# JET JWL-1236 Question



## just4fun (Apr 6, 2007)

I met a guy looking to sell this lathe and I had some questions. 

It is a blue colored lathe and I was wondering about when JET changed from blue to white so I could get an idea of about how old this was. 

Was thins lathe known for having any issues?

Is $550 a good price? comes with stand, face plates and tool rests.


----------



## sawdustfactory (Jan 30, 2011)

1236 is $900 new. So if alignment is good and motor is good, that's a decent price.


----------



## just4fun (Apr 6, 2007)

says it has very little use.


----------



## Whaler (Mar 9, 2011)

I don't know much about that lathe but the specs sound like it would be a good light duty machine. I have owned 3 different Jet lathes and have had no complaints, they all did what they were designed to do.
The price sounds high, you can get a brand new one in a box with a warranty for $899.99 through Amazon and free shipping for prime members.


----------



## wildwood (Jan 25, 2011)

http://www.jimslimstools.com/Products/Jet---JWL-1236--12in-x-34-12in-Wood-Lathe-with-Stand--34HP--1Ph--115230V__708352.aspx



Used jet 1236 lathe have sold for between $200 and $500 and some have included turning tools & chuck in addition to normal lathe equipment. Year or so ago man over at woodnet had a line on in the box (never used) Jet 1236 for $450.

Not sure when color change but know it has been awhile ago thinking 1998. 

Jet 1220 mini lathe much better lathe even without optional bed extension than 1236. If money a problem and want 1236 look at Harbor Freight clone.


----------



## just4fun (Apr 6, 2007)

As always I appreciate the quick response that comes from the users on this site. 

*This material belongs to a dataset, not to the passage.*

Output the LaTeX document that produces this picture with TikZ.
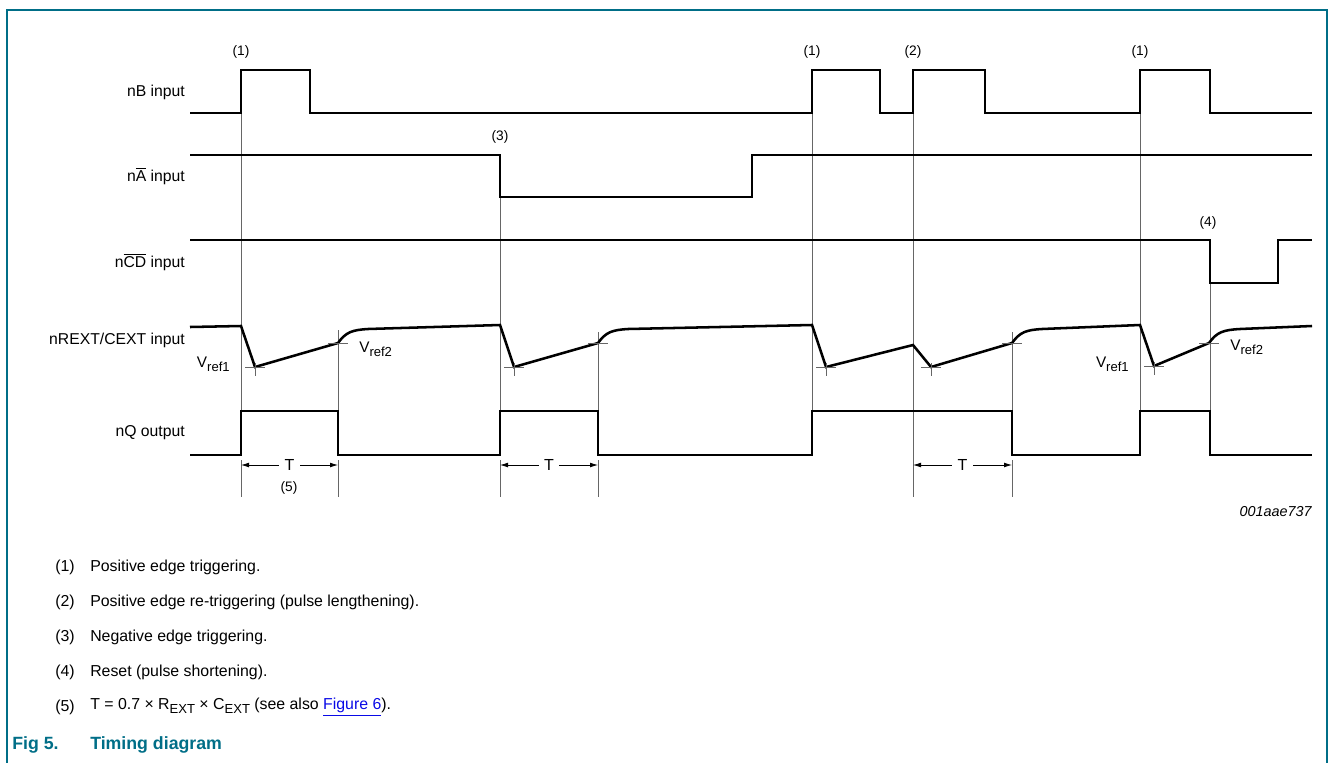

I thought the price was slightly high, I was thinking it may be worth looking at for around $350-$400. 

I have my eye on the Delta 46-460, I get a discount at Woodcraft, with the lathe and extension I would be into it for about $700 plus tax. I think I would have a much better lathe going with that option over the 1236, plus a warranty.


----------



## robert421960 (Dec 9, 2010)

a bunch of us on here have the Delta 46-460 and i have yet to see a complaint about this lathe


----------



## john lucas (Sep 18, 2007)

I think the 98 year color change is pretty close. I remember looking at those lathes when I wanted something better than my Shopsmith. I bought the Delta of that age. I should have bought the Jet. It is a better lathe.
That being said they have improved lathes a lot over the years. I now own a Delta 46-460 to go along with my big lathe. I think the Delta is a better lathe than the old jet 1236. You will pay more for a new one but the variable speed is better and the alignment and how smooth the lathe runs is better. They do sell bed extensions so if you decided down the road that you want a longer lathe you can easily get one. 
Now if the Jet 1236 was say $300 or maybe even $400 then it would be a decent deal.


----------



## Dburch (May 17, 2018)

How do I lubricate my Jet JWL 1236 lathe?


----------